TASK DESCRIPTION: Drop every picture. Then return, exactly, the lines from the beginning of the listing below through the one containing "from matplotlib.patches import Rectangle".
──────── SOURCE MATERIAL
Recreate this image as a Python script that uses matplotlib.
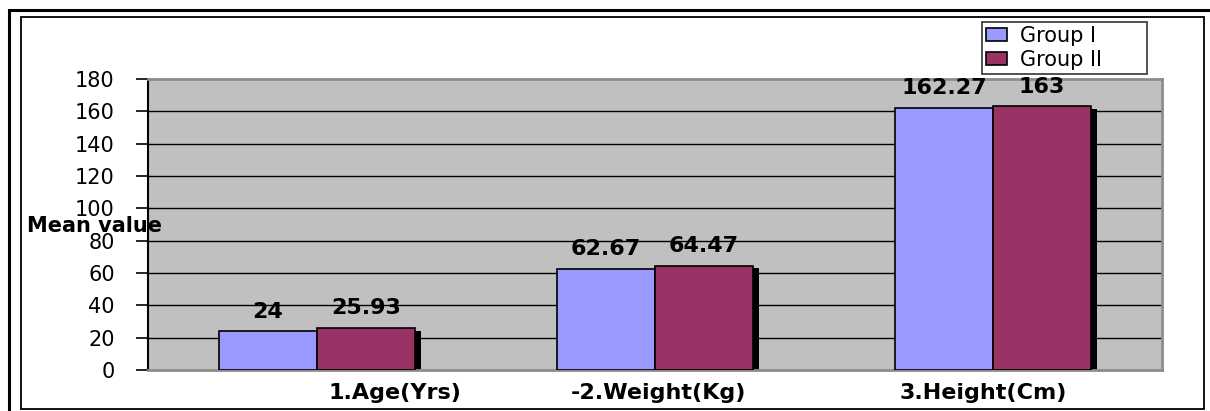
import matplotlib
matplotlib.use("Agg")
import matplotlib.pyplot as plt
import numpy as np
from matplotlib.patches import Rectangle

categories = ["1.Age(Yrs)", "-2.Weight(Kg)", "3.Height(Cm)"]
series_names = ["Group I", "Group II"]
group1 = [24, 62.67, 162.27]
group2 = [25.93, 64.47, 163]
value_labels1 = ["24", "62.67", "162.27"]
value_labels2 = ["25.93", "64.47", "163"]
yticks = [0, 20, 40, 60, 80, 100, 120, 140, 160, 180]

colors = ["#9999FF", "#993366"]
W, H = 1210, 411
fig = plt.figure(figsize=(W / 100, H / 100), dpi=100)
fig.patch.set_facecolor("white")

# borders
fig.patches.append(Rectangle((9 / W, -0.2), 1.5, 1.2 - 10 / H, transform=fig.transFigure,
                             fill=False, edgecolor="black", linewidth=2.2))
fig.patches.append(Rectangle((21 / W, 1 - 409 / H), (1204 - 21) / W, (409 - 17) / H,
                             transform=fig.transFigure, fill=False, edgecolor="black", linewidth=1.3))

ax = fig.add_axes([148 / W, 1 - 370 / H, (1162 - 148) / W, (370 - 79) / H])
ax.set_facecolor("#C0C0C0")

x = np.arange(len(categories))
bw = 0.29
# shadows
ax.bar(x + bw / 2 + 0.017, np.array(group2) - 1.5, bw, color="black", zorder=2)
ax.bar(x - bw / 2, group1, bw, color=colors[0], edgecolor="black", linewidth=1.2, zorder=3,
       label=series_names[0])
ax.bar(x + bw / 2, group2, bw, color=colors[1], edgecolor="black", linewidth=1.2, zorder=3,
       label=series_names[1])

lab_font = dict(family="DejaVu Sans", fontsize=16, fontweight="bold")
for xi, v, t in zip(x - bw / 2, group1, value_labels1):
    ax.annotate(t, (xi, v), xytext=(0, 9.8), textcoords="offset points", ha="center",
                va="baseline", **lab_font)
for xi, v, t in zip(x + bw / 2, group2, value_labels2):
    ax.annotate(t, (xi, v), xytext=(0, 9.8), textcoords="offset points", ha="center",
                va="baseline", **lab_font)

ax.set_xlim(-0.5, len(categories) - 0.5)
ax.set_ylim(0, 180)
ax.set_yticks(yticks)
ax.set_yticklabels([str(t) for t in yticks], fontsize=15, family="DejaVu Sans")
ax.tick_params(axis="y", length=9, width=1.2, pad=15, direction="out", color="black")
ax.set_xticks([])
for y in yticks[1:-1]:
    ax.axhline(y, color="black", linewidth=1.0, zorder=1)

# category labels (slightly shifted like original)
label_shift = [0.23, 0.01, -0.03]
for xi, c, s in zip(x, categories, label_shift):
    ax.text(xi + s, -0.079, c, transform=ax.get_xaxis_transform(), ha="center", va="center",
            family="DejaVu Sans", fontsize=16, fontweight="bold", clip_on=False)

for side in ["top", "right", "bottom"]:
    ax.spines[side].set_color("#8C8C8C")
    ax.spines[side].set_linewidth(2)
ax.spines["left"].set_color("black")
ax.spines["left"].set_linewidth(1.5)

ax.set_ylabel("Mean value", rotation=0, ha="left", va="baseline", family="DejaVu Sans",
              fontsize=15, fontweight="bold")
ax.yaxis.set_label_coords((27 - 148) / 1014, (370 - 232) / 291)

leg = fig.legend(loc="upper left", bbox_to_anchor=(982 / W, 1 - 79 / H, 165 / W, 57 / H),
                 mode="expand", fontsize=15,
                 frameon=True, fancybox=False, shadow=False, edgecolor="black",
                 handlelength=1.0, handleheight=0.6, handletextpad=0.6,
                 borderpad=0.2, labelspacing=0.18, borderaxespad=0)
leg.get_frame().set_linewidth(1.2)
for t in leg.get_texts():
    t.set_family("DejaVu Sans")

fig.savefig("out.png", dpi=100, facecolor="white")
────────────────
SOLUTION BELOW:
Recreate this image as a Python script that uses matplotlib.
import matplotlib
matplotlib.use("Agg")
import matplotlib.pyplot as plt
import numpy as np
from matplotlib.patches import Rectangle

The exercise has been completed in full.